An LLP is run and managed by its partners. However, the designated partners are responsible for legal compliance.
Not For Non-Profit Businesses
An LLP cannot be formed for non-profit or charity purposes. An LLP is only permitted for businesses with for-profit enterprises.
Conversion To A Limited Liability Partnership
An LLP can be formed from an unlisted public corporation or a private firm.
Foreign Limited Liability Partnerships
A foreign LLP is incorporated or registered outside of India and has a registered place of business in India, according to the Act. It enables a foreign LLP to join forces with an Indian LLP.

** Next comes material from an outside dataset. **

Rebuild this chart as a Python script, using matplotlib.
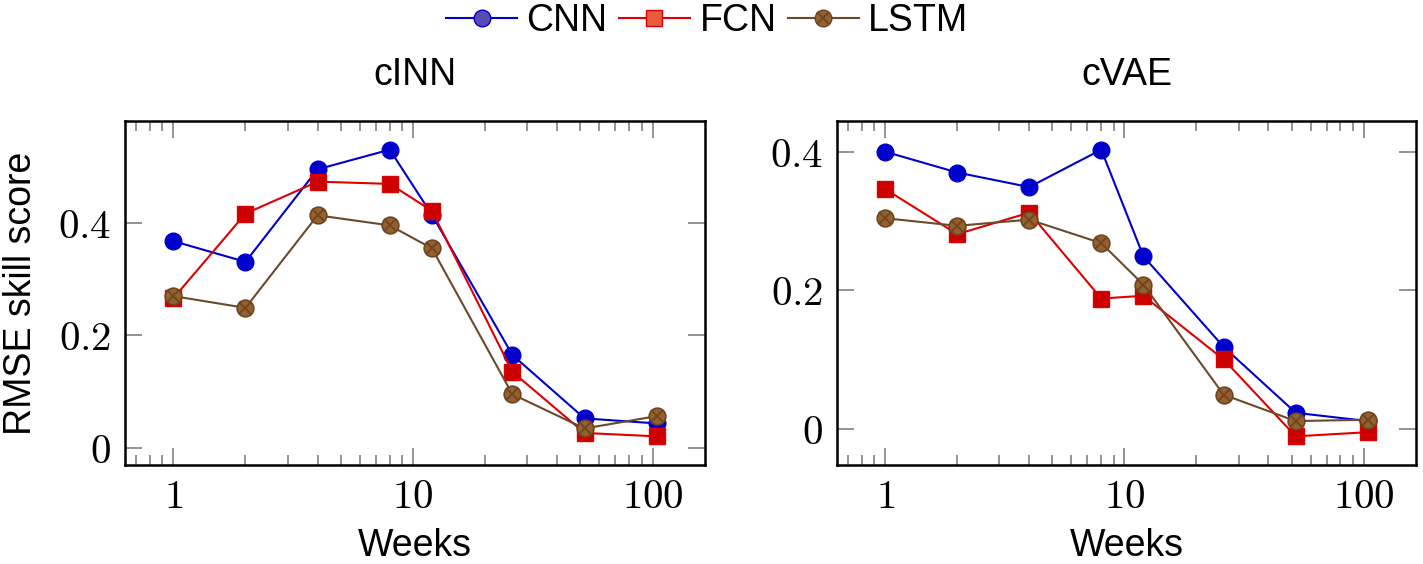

Advantages and Disadvantages of LLP
A limited liability partnership, like any other business structure, has pros and cons, which are outlined below:
1. Simple registration.
2. Uncomplicated monitoring.
3. Fewer compliances and requirements.
4. There are no audit requirements (till the turnover exceeds Rupees Forty lakhs or contribution to Rs. 25 Lakhs).
5. Legal entity distinct from others.
6. It is cost-effective.
7. Partners’ fiduciary relationship.
1. Partners and LLP are taxed separately.
2. Because LLPs are a new concept in India, banks and other authorities are hesitant to use them.
3. Any change in the Partners necessitates the modification of the entire LLP Agreement.
4. Hefty penalty for late filings
A limited liability partnership combines the benefits of a firm with the flexibility of a partnership. It allows individual partners to avoid shared liability in a partnership firm. Businesses are realizing the benefits of joining an LLP, which has been a windfall to the Indian startup ecosystem. We hope this post has helped you understand the benefits and drawbacks of forming a limited liability partnership and determining whether it is right for your company.